Senjata Rakitan Amat Kasar yang Tewaskan Shinzo Abe Terus Disorot
- Istimewa/Twitter
VIVA Dunia – Penembakan yang mencabut nyawa mantan Perdana Menteri (PM) Jepang Shinzo Abe telah mengguncang Jepang karena tingkat kriminalitas yang rendah di negara tersebut dan Jepang selama ini adalah negara yang relatif tertib.
Seorang politikus terkemuka, PM terlama Jepang itu dibunuh oleh seorang pria yang muncul dari kerumunan, memegang senjata api rakitan yang dibuat dengan kasar dan hanya dibungkus serta direkatkan dengan selotip.
Senjata sepanjang 40 sentimeter (16 inci) yang digunakan untuk membunuh mantan PM Shinzo Abe pada Jumat, 8 Juli 2022 saat ia berkampanye untuk partainya yang berkuasa di Jepang barat, senjata itu lebih seperti propelan yang terbuat dari pipa yang direkatkan dan diisi dengan bahan peledak.
Melansir dari AP, Senin 11 Juli 2022, sebuah penggerebekan di rumah tersangka yakni apartemen satu kamar di Nara menemukan beberapa senjata semacam itu.
Tidak seperti senjata standar, senjata rakitan praktis ini tidak mungkin dilacak sehingga telah membuat penyelidikan menjadi sulit.

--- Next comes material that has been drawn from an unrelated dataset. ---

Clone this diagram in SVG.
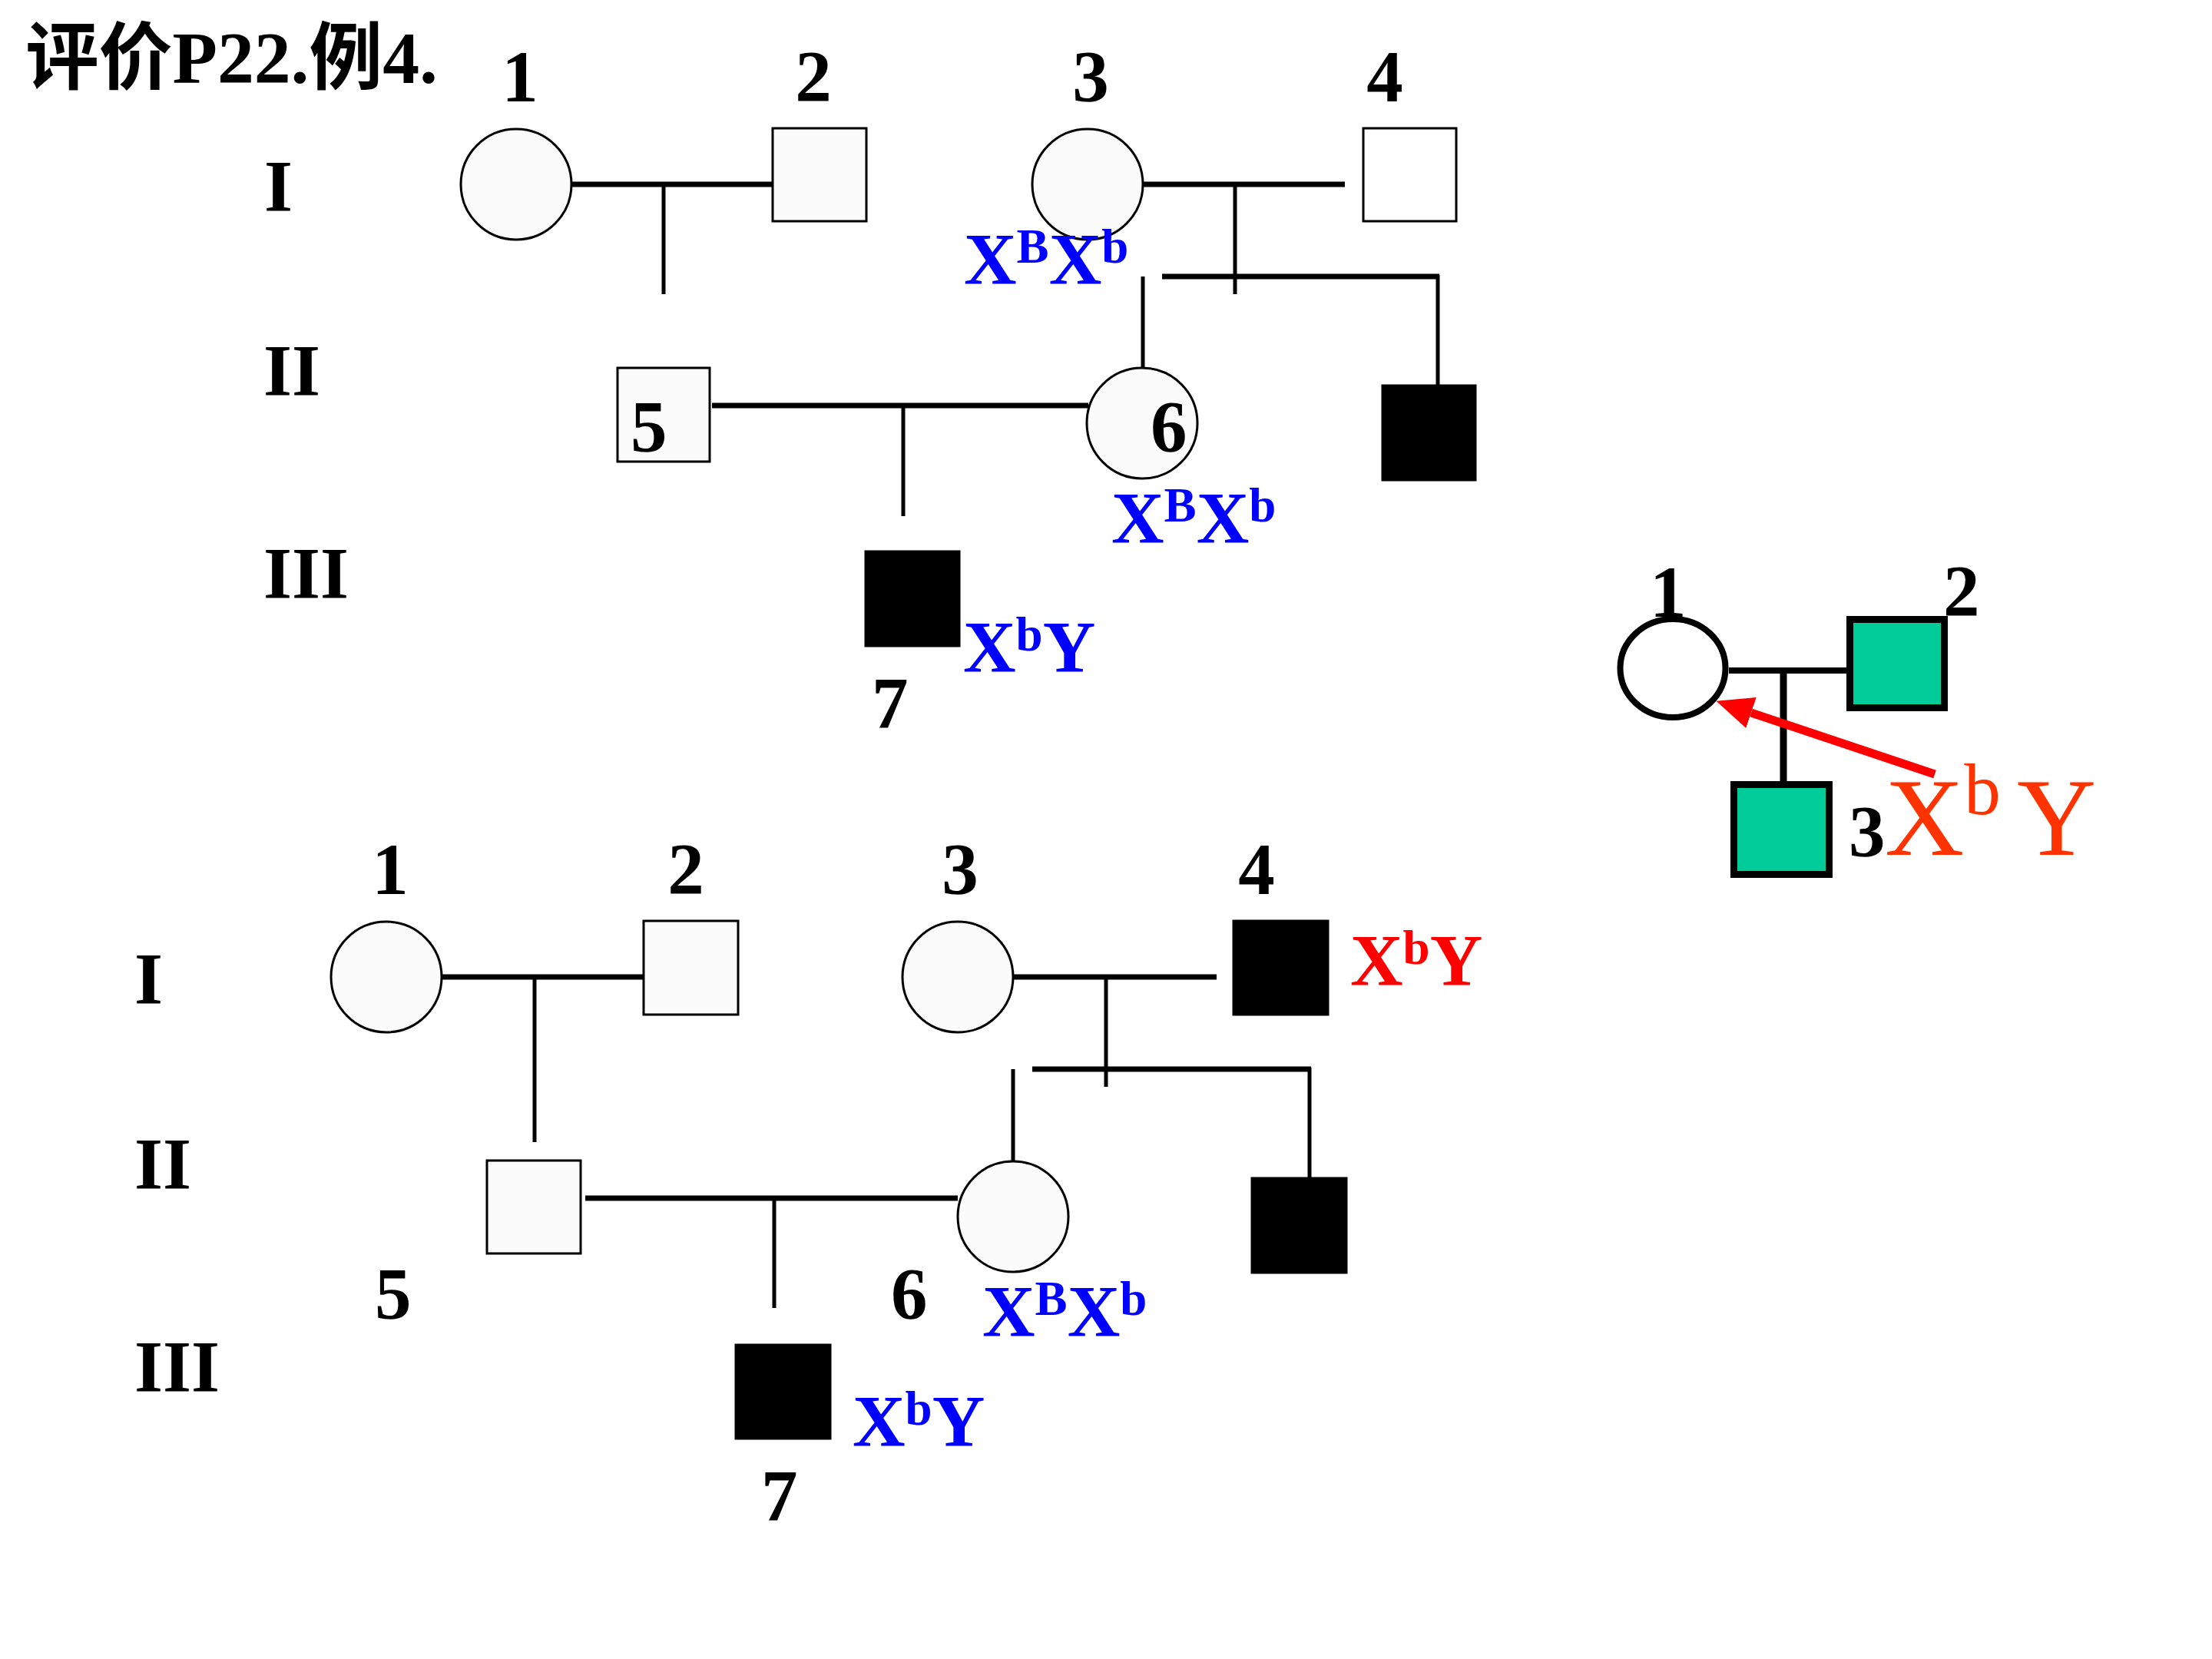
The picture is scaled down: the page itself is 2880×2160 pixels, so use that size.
<svg xmlns="http://www.w3.org/2000/svg" width="2880" height="2160" viewBox="0 0 2880 2160">
<style>
.t{font-family:"Liberation Serif","Times New Roman",serif;font-weight:bold;font-size:95px;fill:#000}
.c{text-anchor:middle}
.geno{font-family:"Liberation Serif","Times New Roman",serif;font-weight:bold;font-size:95px;fill:#0000FF}
.red{fill:#FF0000}
.sup{font-size:63px}
.f{fill:#FBFBFB;stroke:#000;stroke-width:3}
.a{fill:#000;stroke:#000;stroke-width:3}
.cl{stroke:#000;stroke-width:7;fill:none}
.dl{stroke:#000;stroke-width:5;fill:none}
.g{fill:#00CC99;stroke:#000;stroke-width:9}
</style>
<defs>
<marker id="ah" markerUnits="userSpaceOnUse" markerWidth="50" markerHeight="46" viewBox="0 0 50 46" refX="0" refY="23" orient="auto">
<path d="M0,2 L48,23 L0,44 z" fill="#FF0000"/>
</marker>
</defs>
<rect width="2880" height="2160" fill="#FFFFFF"/>
<text x="33" y="108" font-family="'Liberation Serif','Noto Sans CJK SC',serif" font-weight="bold" font-size="96" textLength="537" lengthAdjust="spacingAndGlyphs">评价P22.例4.</text>

<g id="connectors">
<line class="cl" x1="743" y1="240" x2="1006" y2="240"/>
<line class="dl" x1="864" y1="240" x2="864" y2="383"/>
<line class="cl" x1="1488" y1="240" x2="1751" y2="240"/>
<line class="dl" x1="1608" y1="240" x2="1608" y2="383"/>
<line class="cl" x1="1513" y1="360" x2="1874" y2="360"/>
<line class="dl" x1="1488" y1="360" x2="1488" y2="479"/>
<line class="dl" x1="1872" y1="358" x2="1872" y2="502"/>
<line class="cl" x1="927" y1="528" x2="1417" y2="528"/>
<line class="dl" x1="1176" y1="528" x2="1176" y2="672"/>

<line class="cl" x1="575" y1="1272" x2="838" y2="1272"/>
<line class="dl" x1="696" y1="1272" x2="696" y2="1487"/>
<line class="cl" x1="1319" y1="1272" x2="1584" y2="1272"/>
<line class="dl" x1="1440" y1="1272" x2="1440" y2="1415"/>
<line class="cl" x1="1344" y1="1392" x2="1707" y2="1392"/>
<line class="dl" x1="1319" y1="1392" x2="1319" y2="1512"/>
<line class="dl" x1="1705" y1="1390" x2="1705" y2="1534"/>
<line class="cl" x1="762" y1="1560" x2="1247" y2="1560"/>
<line class="dl" x1="1008" y1="1560" x2="1008" y2="1703"/>

<line stroke="#000" stroke-width="8" x1="2251" y1="873" x2="2404" y2="873"/>
<line stroke="#000" stroke-width="9" x1="2322" y1="873" x2="2322" y2="1017"/>
<line stroke="#FF0000" stroke-width="11" x1="2519" y1="1008" x2="2280" y2="928" marker-end="url(#ah)"/>
</g>

<g id="gen-labels">
<text class="t" x="344" y="275">I</text>
<text class="t" x="343" y="515">II</text>
<text class="t" x="343" y="779">III</text>
<text class="t" x="175" y="1307">I</text>
<text class="t" x="175" y="1548">II</text>
<text class="t" x="175" y="1812">III</text>
</g>

<g id="u1"><circle class="f" cx="672" cy="240" r="72"/><text class="t c" x="677" y="132">1</text></g>
<g id="u2"><rect class="f" x="1006" y="167" width="122" height="121"/><text class="t c" x="1059" y="132">2</text></g>
<g id="u3"><circle class="f" cx="1416" cy="240" r="72"/><text class="t c" x="1420" y="132">3</text>
<text class="geno" x="1255" y="370">X<tspan class="sup" dy="-28">B</tspan><tspan dy="28">X</tspan><tspan class="sup" dy="-28">b</tspan></text></g>
<g id="u4"><rect class="f" x="1775" y="167" width="121" height="121" style="fill:#FFFFFF"/><text class="t c" x="1803" y="132">4</text></g>
<g id="u5"><rect class="f" x="804" y="479" width="120" height="122"/><text class="t" x="821" y="588">5</text></g>
<g id="u6"><circle class="f" cx="1487" cy="551" r="72"/><text class="t" x="1498" y="588">6</text>
<text class="geno" x="1447" y="707">X<tspan class="sup" dy="-28">B</tspan><tspan dy="28">X</tspan><tspan class="sup" dy="-28">b</tspan></text></g>
<g id="u-sib"><rect class="a" x="1800" y="502" width="121" height="123"/></g>
<g id="u7"><rect class="a" x="1127" y="718" width="122" height="123"/><text class="t" x="1135" y="948">7</text>
<text class="geno" x="1254" y="875">X<tspan class="sup" dy="-28">b</tspan><tspan dy="28">Y</tspan></text></g>

<g id="l1"><circle class="f" cx="503" cy="1272" r="72"/><text class="t c" x="508" y="1164">1</text></g>
<g id="l2"><rect class="f" x="838" y="1199" width="123" height="122"/><text class="t c" x="893" y="1164">2</text></g>
<g id="l3"><circle class="f" cx="1247" cy="1272" r="72"/><text class="t c" x="1250" y="1164">3</text></g>
<g id="l4"><rect class="a" x="1606" y="1199" width="123" height="122"/><text class="t c" x="1636" y="1164">4</text>
<text class="geno red" x="1758" y="1283">X<tspan class="sup" dy="-28">b</tspan><tspan dy="28">Y</tspan></text></g>
<g id="l5"><rect class="f" x="634" y="1511" width="122" height="121"/><text class="t" x="488" y="1717">5</text></g>
<g id="l6"><circle class="f" cx="1319" cy="1584" r="72"/><text class="t" x="1160" y="1717">6</text>
<text class="geno" x="1279" y="1740">X<tspan class="sup" dy="-28">B</tspan><tspan dy="28">X</tspan><tspan class="sup" dy="-28">b</tspan></text></g>
<g id="l-sib"><rect class="a" x="1630" y="1534" width="123" height="123"/></g>
<g id="l7"><rect class="a" x="958" y="1751" width="123" height="122"/><text class="t" x="991" y="1980">7</text>
<text class="geno" x="1110" y="1883">X<tspan class="sup" dy="-28">b</tspan><tspan dy="28">Y</tspan></text></g>

<g id="s1"><ellipse cx="2178" cy="870" rx="68.5" ry="64" fill="#FFFFFF" stroke="#000" stroke-width="8"/><text class="t" x="2148" y="803">1</text></g>
<g id="s2"><rect class="g" x="2408.5" y="806.5" width="123" height="115"/><text class="t" x="2530" y="802">2</text></g>
<g id="s3"><rect class="g" x="2257.5" y="1021.5" width="124" height="117"/><text class="t" x="2407" y="1115">3</text>
<text x="2454" y="1113" font-family="'Liberation Serif','Times New Roman',serif" font-size="143" fill="#FF3300">X<tspan font-size="95" dy="-53">b</tspan><tspan x="2626" dy="53">Y</tspan></text></g>
</svg>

Senjata api jarang digunakan di Jepang karena sebagian besar riwayat serangan melibatkan penusukan atau menyiram sesuatu seperti bensin dan membakarnya, atau merusak jalannya kendaraan.
Undang-undang kontrol senjata yang ketat kemungkinan memaksa penyerang untuk membuat senjatanya sendiri.
Tetsuya Yamagami yang ditangkap di tempat kejadian perkara adalah mantan anggota angkatan laut Jepang dan tahu cara menangani dan merakit senjata.
Pakar kejahatan mengatakan instruksi tentang cara membuat senjata beredar di internet dan senjata dapat dibuat dengan printer 3D.
Beberapa analis mencirikan serangan terhadap Abe sebagai terorisme serigala tunggal. Dalam kasus seperti itu, pelaku merencanakan dan bertindak sendiri, dengan sifat kejahatan karena alasan sendiri juga sehingga sulit untuk dideteksi terlebih dahulu.
Motif pembunuhan Abe masih belum jelas. Polisi mengatakan bahwa Yamagami nekat bertindak seperti itu karena rumor hubungan Abe dengan sebuah organisasi yang dia benci tetapi sebenarnya tidak memiliki masalah dengan pandangan politik mantan pemimpin itu.
Laporan media mengatakan bahwa organisasi yang dimaksud adalah organisasi keagamaan.
Jepang kemudian mencermati lagi serangan terhadap politikus di masa lalu. Pada tahun 1960, kakek Abe yakni Perdana Menteri Jepang Nobusuke Kishi, ditikam tetapi dia selamat.
Pada tahun 1975, Perdana Menteri Jepang Takeo Miki juga diserang di pemakaman. Mantan Perdana Menteri Jepang lainnya yakni Eisaku Sato membentuk tim keamanan yang meniru Dinas Rahasia Amerika Serikat (AS).
Hideto Ted Osanai yang merupakan Kepala Eksekutif Asosiasi Pengawal Internasional di Jepang dan para ahli lainnya percaya bahwa orang Jepang mungkin hanya mempelajari hal-hal yang dangkal seperti pembentukan pengawalan daripada pola pikir pencegahan yang penting bagi keamanan.
"Orang Jepang begitu terbiasa menjalani kehidupan yang damai, para penjaga keamanan tertidur,” kata Yasuhiro Sasaki yakni Presiden Safety-Pro sebuah perusahaan keamanan yang berbasis di Tokyo.
Sasaki menambahkan bahwa dia tidak percaya bahwa tidak ada yang bergerak untuk melindungi Abe di detik-detik antara tembakan pertama dan kedua dan itu terekam sebuah adegan yang ditampilkan berulang-ulang di TV nasional Jepang.
Penjaga seharusnya bertindak dengan menarik Abe secara fisik dari bahaya, kata Sasaki. Lebih kritis, dia bertanya-tanya mengapa mereka tidak menyadari orang yang mencurigakan mendekat, dan menarik senjata dari tas.
Kepala Divisi Penelitian Dewan Kebijakan Publik Isao Itabashi yang mengawasi risiko semacam itu mengatakan bahwa memberikan keamanan selama kampanye pemilihan merupakan tantangan penting agar politisi dekat dengan rakyat.